When processing multiple RTSP stream sources using DeepStream, are there performance recommendations for using a single Gstreamer / Deepstream pipeline to process multiple streams (assume same inference model, no tracking for all streams) or multiple gstreamer pipelines - one per stream?
In this tech blog it sounds like there is a separate thread per camera with its own gstreamer pipeline. For example, 1 camera gets 1 gstream pipeline that may have a nvmstreammux but otherwise the pipeline only processes that camera stream.
Fyma’s current implementation runs a master process for each GPU instance. This master process in turn runs a GStreamer pipeline for each video stream added to the platform. Memory overhead for each camera is low since everything runs in a single process.
Each plug-in can have one or more source and sink pads. In this case, when the streams are added, the Gst-Uridecodebin plug-in gets added to the pipeline, one for each stream. The source component from each Gst-Uridecodebin plug-in is connected to each sink component on the single Nv-streammux plug-in. Nv-streammux creates batches from the frames coming from all previous plug-ins and pushes them to the next plug-in in the pipeline.
In what cases would the pipeline per stream be a better or more performant option rather than one pipeline handling multiple streams?
The decision depends on your requirement and the platform capability.
For your case, there are large number of live streams(rtsp streams from cameras) and you want them be inferenced by one model.
But what is your platform? Do you have multiple GPUs or only one GPU? What is the model’s loading and performance? We will recommend you to use one pipeline for multiple streams instead of one pipeline for one stream if a single GPU can handle the whole pipeline. If the loading exceeds the single GPU’s capability, we may suggest you to separate the streams to different pipelines running in different GPUs.

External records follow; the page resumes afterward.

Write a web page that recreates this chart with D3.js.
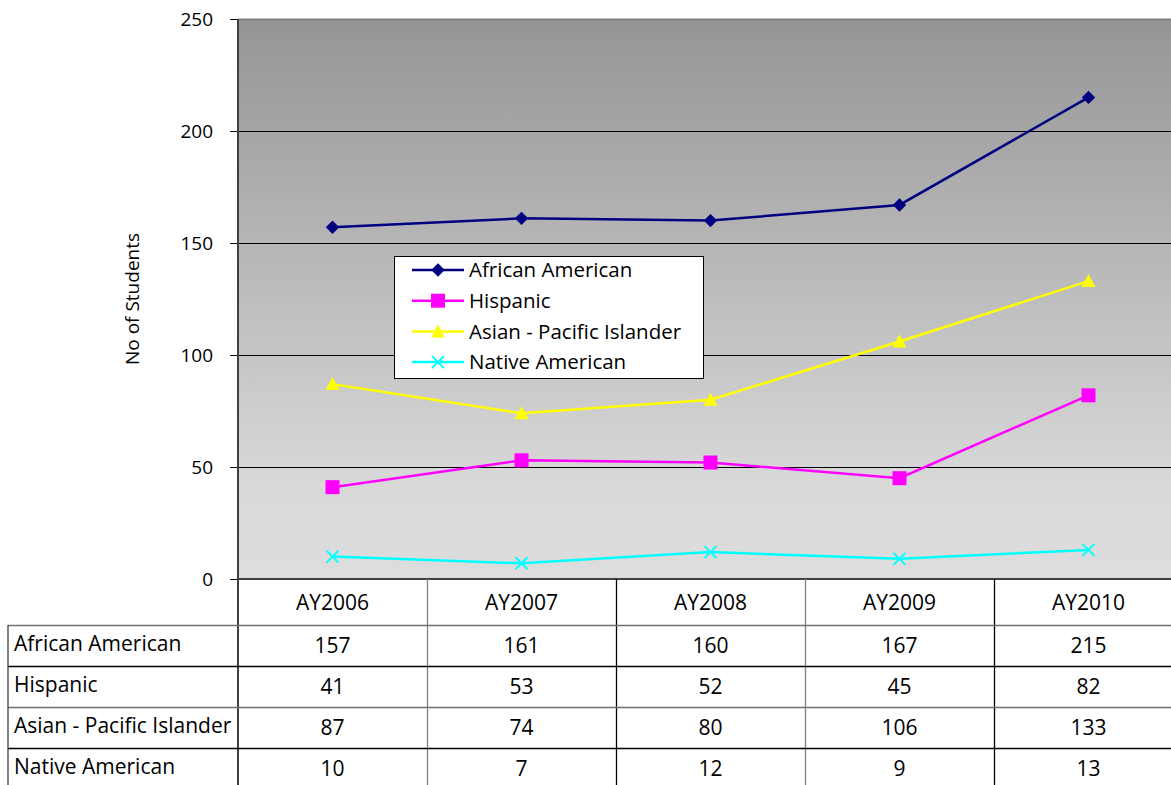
<!DOCTYPE html>
<html>
<head>
<meta charset="utf-8">
<script src="https://cdn.jsdelivr.net/npm/d3@7"></script>
<style>
  body { margin: 0; background: #fff; }
  svg { display: block; font-family: "Open Sans", "Noto Sans", sans-serif; }
</style>
</head>
<body>
<div id="chart"></div>
<script>
// data
var years = ["AY2006", "AY2007", "AY2008", "AY2009", "AY2010"];
var seriesNames = ["African American", "Hispanic", "Asian - Pacific Islander", "Native American"];
var africanAmerican = [157, 161, 160, 167, 215];
var hispanic = [41, 53, 52, 45, 82];
var asianPacific = [87, 74, 80, 106, 133];
var nativeAmerican = [10, 7, 12, 9, 13];
var yTicks = [0, 50, 100, 150, 200, 250];

var seriesValues = [africanAmerican, hispanic, asianPacific, nativeAmerican];
var colors = ["#000080", "#ff00ff", "#ffff00", "#00ffff"];
var symbols = ["diamond", "square", "triangle", "cross"];

var width = 1171, height = 785;
var margin = {left: 238, top: 19};
var Gwidth = 945, Gheight = 560;
var rowH = 41, headH = 46, tableLeft = 8;
var fs = 21;

var svg = d3.select("#chart").append("svg")
    .attr("width", width)
    .attr("height", height);

var defs = svg.append("defs");
var grad = defs.append("linearGradient")
    .attr("id", "bg")
    .attr("x1", 0).attr("y1", 0).attr("x2", 0).attr("y2", 1);
grad.append("stop").attr("offset", "0%").attr("stop-color", "#959595");
grad.append("stop").attr("offset", "85%").attr("stop-color", "#dadada");
grad.append("stop").attr("offset", "100%").attr("stop-color", "#dddddd");

var topG = svg.append("g")
    .attr("transform", "translate(" + margin.left + "," + margin.top + ")");

var scaleY = d3.scaleLinear().domain([0, 250]).range([Gheight, 0]);
var scaleX = d3.scaleBand().domain(years).range([0, Gwidth]);

topG.append("rect")
    .attr("width", Gwidth)
    .attr("height", Gheight)
    .attr("fill", "url(#bg)");

// gridlines
topG.selectAll(".grid")
    .data(yTicks.filter(d => d > 0 && d < 250))
    .enter().append("line")
    .attr("x1", 0).attr("x2", Gwidth)
    .attr("y1", d => scaleY(d) + 0.5).attr("y2", d => scaleY(d) + 0.5)
    .attr("stroke", "#000")
    .attr("stroke-width", 1);

topG.append("line")
    .attr("x1", 0).attr("x2", Gwidth)
    .attr("y1", 0.5).attr("y2", 0.5)
    .attr("stroke", "#808080").attr("stroke-width", 2);

// y axis
var yAxis = topG.append("g")
    .call(d3.axisLeft(scaleY).tickValues(yTicks).tickSize(8).tickPadding(17));
yAxis.select(".domain").remove();
yAxis.selectAll(".tick line").attr("stroke", "#000").attr("stroke-width", 1);
yAxis.selectAll(".tick text")
    .attr("font-size", 19)
    .attr("fill", "#000")
    .attr("font-family", "Open Sans, Noto Sans, sans-serif");

topG.append("line")
    .attr("x1", 0).attr("x2", 0)
    .attr("y1", 0).attr("y2", Gheight + headH + rowH * 5)
    .attr("stroke", "#404040").attr("stroke-width", 2);

topG.append("line")
    .attr("x1", 0).attr("x2", Gwidth)
    .attr("y1", Gheight).attr("y2", Gheight)
    .attr("stroke", "#404040").attr("stroke-width", 2);

// axis title
svg.append("text")
    .attr("transform", "rotate(-90)")
    .attr("x", -299)
    .attr("y", 139)
    .attr("text-anchor", "middle")
    .attr("font-size", 19)
    .text("No of Students");

// lines
var chartArea = topG.append("g");
var cx = d => scaleX(d) + scaleX.bandwidth() / 2;

function drawMarker(g, type, color, x, y) {
  if (type === "diamond") {
    g.append("path")
      .attr("d", d3.symbol().type(d3.symbolDiamond2).size(115)())
      .attr("transform", "translate(" + x + "," + y + ")")
      .attr("fill", color);
  } else if (type === "square") {
    g.append("rect")
      .attr("x", x - 7).attr("y", y - 7)
      .attr("width", 14).attr("height", 14)
      .attr("fill", color);
  } else if (type === "triangle") {
    g.append("path")
      .attr("d", "M" + x + "," + (y - 7) + "L" + (x + 7) + "," + (y + 6) + "L" + (x - 7) + "," + (y + 6) + "Z")
      .attr("fill", color);
  } else {
    g.append("path")
      .attr("d", "M" + (x - 6) + "," + (y - 6) + "L" + (x + 6) + "," + (y + 6) +
                 "M" + (x + 6) + "," + (y - 6) + "L" + (x - 6) + "," + (y + 6))
      .attr("stroke", color)
      .attr("stroke-width", 2)
      .attr("fill", "none");
  }
}

seriesValues.forEach(function(vals, i) {
  var line = d3.line()
    .x((d, j) => cx(years[j]))
    .y(d => scaleY(d));
  chartArea.append("path")
    .datum(vals)
    .attr("d", line)
    .attr("fill", "none")
    .attr("stroke", colors[i])
    .attr("stroke-width", 2.5);
});
seriesValues.forEach(function(vals, i) {
  vals.forEach(function(v, j) {
    drawMarker(chartArea, symbols[i], colors[i], cx(years[j]), scaleY(v));
  });
});

// legend
var legend = svg.append("g").attr("transform", "translate(394,256)");
legend.append("rect")
    .attr("x", 0.5).attr("y", 0.5)
    .attr("width", 309).attr("height", 122)
    .attr("fill", "#fff")
    .attr("stroke", "#000").attr("stroke-width", 1);
seriesNames.forEach(function(name, i) {
  var y = 14 + i * 30.7;
  legend.append("line")
    .attr("x1", 18).attr("x2", 70)
    .attr("y1", y).attr("y2", y)
    .attr("stroke", colors[i]).attr("stroke-width", 2.5);
  drawMarker(legend, symbols[i], colors[i], 44, y);
  legend.append("text")
    .attr("x", 75).attr("y", y)
    .attr("dy", "0.35em")
    .attr("font-size", fs - 0.5)
    .text(name);
});

// data table
var table = topG.append("g").attr("transform", "translate(0," + Gheight + ")");
years.forEach(function(yr, j) {
  table.append("text")
    .attr("x", cx(yr))
    .attr("y", headH / 2 + 1)
    .attr("dy", "0.35em")
    .attr("text-anchor", "middle")
    .attr("font-size", fs)
    .text(yr);
});
years.forEach(function(yr, j) {
  if (j === 0) return;
  table.append("line")
    .attr("x1", scaleX(yr) + 0.5).attr("x2", scaleX(yr) + 0.5)
    .attr("y1", 0).attr("y2", headH + rowH * 5)
    .attr("stroke", j % 2 ? "#808080" : "#000")
    .attr("stroke-width", 1.3);
});
d3.range(5).forEach(function(r) {
  table.append("line")
    .attr("x1", tableLeft - margin.left).attr("x2", Gwidth)
    .attr("y1", headH + r * rowH + 0.5).attr("y2", headH + r * rowH + 0.5)
    .attr("stroke", r % 2 ? "#000" : "#707070")
    .attr("stroke-width", 1.3);
});
table.append("line")
    .attr("x1", tableLeft - margin.left).attr("x2", tableLeft - margin.left)
    .attr("y1", headH).attr("y2", headH + rowH * 5)
    .attr("stroke", "#404040").attr("stroke-width", 1.3);

seriesNames.forEach(function(name, i) {
  var y = headH + i * rowH + rowH / 2 - 2;
  table.append("text")
    .attr("x", tableLeft - margin.left + 6)
    .attr("y", y)
    .attr("dy", "0.35em")
    .attr("font-size", fs)
    .text(name);
  seriesValues[i].forEach(function(v, j) {
    table.append("text")
      .attr("x", cx(years[j]))
      .attr("y", y + 2)
      .attr("dy", "0.35em")
      .attr("text-anchor", "middle")
      .attr("font-size", fs)
      .text(v);
  });
});
</script>
</body>
</html>
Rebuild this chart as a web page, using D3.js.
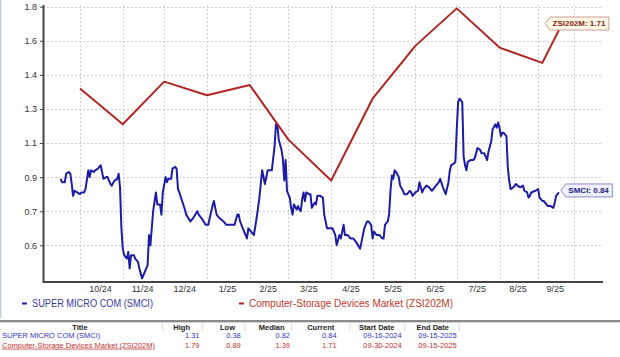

But what is your platform? Do you have multiple GPUs or only one GPU?
Multiple GPUs with the workload across 1 VM per GPU.
What is the model’s loading and performance?
Pytorch Yolov5s model. It’s not run under nvinfer but inside a probe and is using CPU. Performance is acceptable and we’re not seeing any GPU or CPU utilization issues, we’re decoder bounder at this point, we plan to move this inside nvinfer with a TensorRT exported model.
We will recommend you to use one pipeline for multiple streams instead of one pipeline for one stream if a single GPU can handle the whole pipeline. If the loading exceeds the single GPU’s capability, we may suggest you to separate the streams to different pipelines running in different GPUs.
One approach I’m looking at is to distribute “batches” of streams inside containers across multiple GPU accelerated VMs. Just as an example we could have 1000 streams across 10 VMs, and then 10 container instances each processing 10 streams per VM. In this example, I wondered if each container should have a gstreamer pipeline per stream or 10 streams hooked up to a single gstreamer pipeline per container from a performance perspective.
Late follow up but is there general guidance on the number of streams on a single nvstreammux? For example 1000 cameras per GPU, I’m assuming 10 threads or 10 containers of 100 streams would still work on a single gstreamer pipeline but maybe not 1000 cameras on a single gstreamer pipeline?
There is no update from you for a period, assuming this is not an issue anymore. Hence we are closing this topic. If need further support, please open a new one. Thanks
The number of cameras supported in one GPU depends on the application loading. The resolution of the videos(4k resolution may have much more loading than 1080p videos), the size and complexity of the models(if the model runs on GPU), the format conversion needed in the whole pipeline, … etc.